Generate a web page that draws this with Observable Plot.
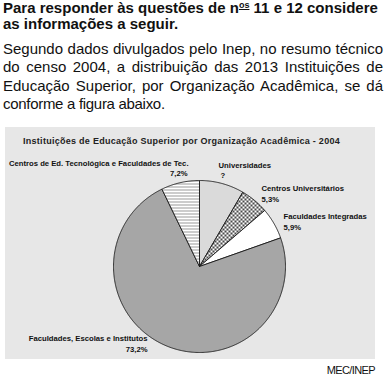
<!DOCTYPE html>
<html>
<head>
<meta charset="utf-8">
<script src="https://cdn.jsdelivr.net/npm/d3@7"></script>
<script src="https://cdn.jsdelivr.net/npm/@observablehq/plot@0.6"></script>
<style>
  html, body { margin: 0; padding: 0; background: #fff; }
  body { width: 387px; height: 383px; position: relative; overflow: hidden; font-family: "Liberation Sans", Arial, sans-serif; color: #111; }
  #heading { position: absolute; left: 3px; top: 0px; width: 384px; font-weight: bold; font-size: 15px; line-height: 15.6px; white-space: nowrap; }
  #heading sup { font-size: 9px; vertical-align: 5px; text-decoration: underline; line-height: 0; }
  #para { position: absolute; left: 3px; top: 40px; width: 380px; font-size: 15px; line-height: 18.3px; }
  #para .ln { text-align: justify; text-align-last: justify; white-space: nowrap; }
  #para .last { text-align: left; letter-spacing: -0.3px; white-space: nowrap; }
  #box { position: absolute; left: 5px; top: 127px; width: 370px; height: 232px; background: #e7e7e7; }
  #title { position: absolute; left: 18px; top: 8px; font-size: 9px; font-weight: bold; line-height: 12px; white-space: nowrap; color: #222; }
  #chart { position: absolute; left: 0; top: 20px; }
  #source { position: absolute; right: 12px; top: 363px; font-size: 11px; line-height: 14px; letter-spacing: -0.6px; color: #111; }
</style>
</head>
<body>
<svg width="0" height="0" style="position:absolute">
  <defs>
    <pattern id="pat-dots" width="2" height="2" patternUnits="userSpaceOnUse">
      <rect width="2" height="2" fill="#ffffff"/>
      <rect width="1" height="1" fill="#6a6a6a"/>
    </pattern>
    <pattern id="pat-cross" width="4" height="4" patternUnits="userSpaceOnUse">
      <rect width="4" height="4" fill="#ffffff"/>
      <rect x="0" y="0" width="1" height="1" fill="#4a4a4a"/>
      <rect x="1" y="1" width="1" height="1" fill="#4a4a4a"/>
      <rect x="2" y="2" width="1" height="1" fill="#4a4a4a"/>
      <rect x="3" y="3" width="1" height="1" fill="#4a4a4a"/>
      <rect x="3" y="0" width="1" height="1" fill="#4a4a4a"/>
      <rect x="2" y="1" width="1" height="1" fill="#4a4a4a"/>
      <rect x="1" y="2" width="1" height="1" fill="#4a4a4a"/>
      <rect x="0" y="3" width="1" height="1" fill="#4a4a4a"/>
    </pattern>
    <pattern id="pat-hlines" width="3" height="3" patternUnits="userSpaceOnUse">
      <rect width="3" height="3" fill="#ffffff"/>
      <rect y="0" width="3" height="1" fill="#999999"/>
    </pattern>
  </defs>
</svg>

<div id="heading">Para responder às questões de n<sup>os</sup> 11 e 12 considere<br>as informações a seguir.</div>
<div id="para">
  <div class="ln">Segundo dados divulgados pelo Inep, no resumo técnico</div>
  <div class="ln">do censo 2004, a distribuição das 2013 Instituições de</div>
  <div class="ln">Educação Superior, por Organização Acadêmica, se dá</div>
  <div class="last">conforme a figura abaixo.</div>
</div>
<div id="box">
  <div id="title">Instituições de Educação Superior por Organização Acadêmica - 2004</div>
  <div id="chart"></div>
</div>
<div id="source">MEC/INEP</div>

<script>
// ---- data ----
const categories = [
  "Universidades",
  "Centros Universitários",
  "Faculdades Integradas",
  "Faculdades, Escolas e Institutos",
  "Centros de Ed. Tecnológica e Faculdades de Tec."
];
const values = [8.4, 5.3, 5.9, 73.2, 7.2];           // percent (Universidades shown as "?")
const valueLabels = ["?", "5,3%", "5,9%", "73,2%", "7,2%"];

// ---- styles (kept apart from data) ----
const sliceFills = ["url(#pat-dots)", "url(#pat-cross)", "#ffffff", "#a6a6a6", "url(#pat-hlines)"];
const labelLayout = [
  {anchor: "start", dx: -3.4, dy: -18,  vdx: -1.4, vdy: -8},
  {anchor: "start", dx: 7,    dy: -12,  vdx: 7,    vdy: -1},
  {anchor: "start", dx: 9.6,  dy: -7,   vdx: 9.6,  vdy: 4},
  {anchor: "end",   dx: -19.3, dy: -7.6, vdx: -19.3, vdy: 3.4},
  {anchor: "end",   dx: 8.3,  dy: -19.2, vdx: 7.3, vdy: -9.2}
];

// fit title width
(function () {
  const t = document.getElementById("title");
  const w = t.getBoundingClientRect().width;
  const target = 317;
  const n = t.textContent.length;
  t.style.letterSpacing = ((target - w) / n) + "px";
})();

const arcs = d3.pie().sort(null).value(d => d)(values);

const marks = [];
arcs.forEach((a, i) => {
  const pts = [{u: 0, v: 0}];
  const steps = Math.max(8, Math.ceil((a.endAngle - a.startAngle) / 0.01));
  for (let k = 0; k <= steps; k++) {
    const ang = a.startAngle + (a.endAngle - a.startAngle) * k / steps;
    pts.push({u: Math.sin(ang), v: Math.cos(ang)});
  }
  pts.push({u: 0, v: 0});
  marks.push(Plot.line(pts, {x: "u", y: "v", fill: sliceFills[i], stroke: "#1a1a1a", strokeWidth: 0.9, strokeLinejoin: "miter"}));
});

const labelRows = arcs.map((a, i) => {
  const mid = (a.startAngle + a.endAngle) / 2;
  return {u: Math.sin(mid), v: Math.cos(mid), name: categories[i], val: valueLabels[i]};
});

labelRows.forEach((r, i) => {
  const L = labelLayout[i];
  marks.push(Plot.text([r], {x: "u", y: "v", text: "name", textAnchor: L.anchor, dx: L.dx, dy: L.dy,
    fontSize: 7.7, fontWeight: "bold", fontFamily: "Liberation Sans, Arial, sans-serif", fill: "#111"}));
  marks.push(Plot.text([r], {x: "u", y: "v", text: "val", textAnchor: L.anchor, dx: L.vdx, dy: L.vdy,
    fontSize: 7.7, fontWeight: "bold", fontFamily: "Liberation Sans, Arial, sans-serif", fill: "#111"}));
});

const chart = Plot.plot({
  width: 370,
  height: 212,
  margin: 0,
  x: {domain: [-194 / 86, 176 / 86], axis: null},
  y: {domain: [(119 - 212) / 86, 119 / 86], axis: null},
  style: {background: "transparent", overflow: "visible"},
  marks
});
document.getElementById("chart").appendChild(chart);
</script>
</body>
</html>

* WHAT YOU WILL DO: Without including any picture, repeat the data exactly.

* RESULT:
Generate a web page that draws this with Observable Plot.
<!DOCTYPE html>
<html>
<head>
<meta charset="utf-8">
<script src="https://cdn.jsdelivr.net/npm/d3@7"></script>
<script src="https://cdn.jsdelivr.net/npm/@observablehq/plot@0.6"></script>
<style>
  html, body { margin: 0; padding: 0; background: #fff; }
  body { width: 387px; height: 383px; position: relative; overflow: hidden; font-family: "Liberation Sans", Arial, sans-serif; color: #111; }
  #heading { position: absolute; left: 3px; top: 0px; width: 384px; font-weight: bold; font-size: 15px; line-height: 15.6px; white-space: nowrap; }
  #heading sup { font-size: 9px; vertical-align: 5px; text-decoration: underline; line-height: 0; }
  #para { position: absolute; left: 3px; top: 40px; width: 380px; font-size: 15px; line-height: 18.3px; }
  #para .ln { text-align: justify; text-align-last: justify; white-space: nowrap; }
  #para .last { text-align: left; letter-spacing: -0.3px; white-space: nowrap; }
  #box { position: absolute; left: 5px; top: 127px; width: 370px; height: 232px; background: #e7e7e7; }
  #title { position: absolute; left: 18px; top: 8px; font-size: 9px; font-weight: bold; line-height: 12px; white-space: nowrap; color: #222; }
  #chart { position: absolute; left: 0; top: 20px; }
  #source { position: absolute; right: 12px; top: 363px; font-size: 11px; line-height: 14px; letter-spacing: -0.6px; color: #111; }
</style>
</head>
<body>
<svg width="0" height="0" style="position:absolute">
  <defs>
    <pattern id="pat-dots" width="2" height="2" patternUnits="userSpaceOnUse">
      <rect width="2" height="2" fill="#ffffff"/>
      <rect width="1" height="1" fill="#6a6a6a"/>
    </pattern>
    <pattern id="pat-cross" width="4" height="4" patternUnits="userSpaceOnUse">
      <rect width="4" height="4" fill="#ffffff"/>
      <rect x="0" y="0" width="1" height="1" fill="#4a4a4a"/>
      <rect x="1" y="1" width="1" height="1" fill="#4a4a4a"/>
      <rect x="2" y="2" width="1" height="1" fill="#4a4a4a"/>
      <rect x="3" y="3" width="1" height="1" fill="#4a4a4a"/>
      <rect x="3" y="0" width="1" height="1" fill="#4a4a4a"/>
      <rect x="2" y="1" width="1" height="1" fill="#4a4a4a"/>
      <rect x="1" y="2" width="1" height="1" fill="#4a4a4a"/>
      <rect x="0" y="3" width="1" height="1" fill="#4a4a4a"/>
    </pattern>
    <pattern id="pat-hlines" width="3" height="3" patternUnits="userSpaceOnUse">
      <rect width="3" height="3" fill="#ffffff"/>
      <rect y="0" width="3" height="1" fill="#999999"/>
    </pattern>
  </defs>
</svg>

<div id="heading">Para responder às questões de n<sup>os</sup> 11 e 12 considere<br>as informações a seguir.</div>
<div id="para">
  <div class="ln">Segundo dados divulgados pelo Inep, no resumo técnico</div>
  <div class="ln">do censo 2004, a distribuição das 2013 Instituições de</div>
  <div class="ln">Educação Superior, por Organização Acadêmica, se dá</div>
  <div class="last">conforme a figura abaixo.</div>
</div>
<div id="box">
  <div id="title">Instituições de Educação Superior por Organização Acadêmica - 2004</div>
  <div id="chart"></div>
</div>
<div id="source">MEC/INEP</div>

<script>
// ---- data ----
const categories = [
  "Universidades",
  "Centros Universitários",
  "Faculdades Integradas",
  "Faculdades, Escolas e Institutos",
  "Centros de Ed. Tecnológica e Faculdades de Tec."
];
const values = [8.4, 5.3, 5.9, 73.2, 7.2];           // percent (Universidades shown as "?")
const valueLabels = ["?", "5,3%", "5,9%", "73,2%", "7,2%"];

// ---- styles (kept apart from data) ----
const sliceFills = ["url(#pat-dots)", "url(#pat-cross)", "#ffffff", "#a6a6a6", "url(#pat-hlines)"];
const labelLayout = [
  {anchor: "start", dx: -3.4, dy: -18,  vdx: -1.4, vdy: -8},
  {anchor: "start", dx: 7,    dy: -12,  vdx: 7,    vdy: -1},
  {anchor: "start", dx: 9.6,  dy: -7,   vdx: 9.6,  vdy: 4},
  {anchor: "end",   dx: -19.3, dy: -7.6, vdx: -19.3, vdy: 3.4},
  {anchor: "end",   dx: 8.3,  dy: -19.2, vdx: 7.3, vdy: -9.2}
];

// fit title width
(function () {
  const t = document.getElementById("title");
  const w = t.getBoundingClientRect().width;
  const target = 317;
  const n = t.textContent.length;
  t.style.letterSpacing = ((target - w) / n) + "px";
})();

const arcs = d3.pie().sort(null).value(d => d)(values);

const marks = [];
arcs.forEach((a, i) => {
  const pts = [{u: 0, v: 0}];
  const steps = Math.max(8, Math.ceil((a.endAngle - a.startAngle) / 0.01));
  for (let k = 0; k <= steps; k++) {
    const ang = a.startAngle + (a.endAngle - a.startAngle) * k / steps;
    pts.push({u: Math.sin(ang), v: Math.cos(ang)});
  }
  pts.push({u: 0, v: 0});
  marks.push(Plot.line(pts, {x: "u", y: "v", fill: sliceFills[i], stroke: "#1a1a1a", strokeWidth: 0.9, strokeLinejoin: "miter"}));
});

const labelRows = arcs.map((a, i) => {
  const mid = (a.startAngle + a.endAngle) / 2;
  return {u: Math.sin(mid), v: Math.cos(mid), name: categories[i], val: valueLabels[i]};
});

labelRows.forEach((r, i) => {
  const L = labelLayout[i];
  marks.push(Plot.text([r], {x: "u", y: "v", text: "name", textAnchor: L.anchor, dx: L.dx, dy: L.dy,
    fontSize: 7.7, fontWeight: "bold", fontFamily: "Liberation Sans, Arial, sans-serif", fill: "#111"}));
  marks.push(Plot.text([r], {x: "u", y: "v", text: "val", textAnchor: L.anchor, dx: L.vdx, dy: L.vdy,
    fontSize: 7.7, fontWeight: "bold", fontFamily: "Liberation Sans, Arial, sans-serif", fill: "#111"}));
});

const chart = Plot.plot({
  width: 370,
  height: 212,
  margin: 0,
  x: {domain: [-194 / 86, 176 / 86], axis: null},
  y: {domain: [(119 - 212) / 86, 119 / 86], axis: null},
  style: {background: "transparent", overflow: "visible"},
  marks
});
document.getElementById("chart").appendChild(chart);
</script>
</body>
</html>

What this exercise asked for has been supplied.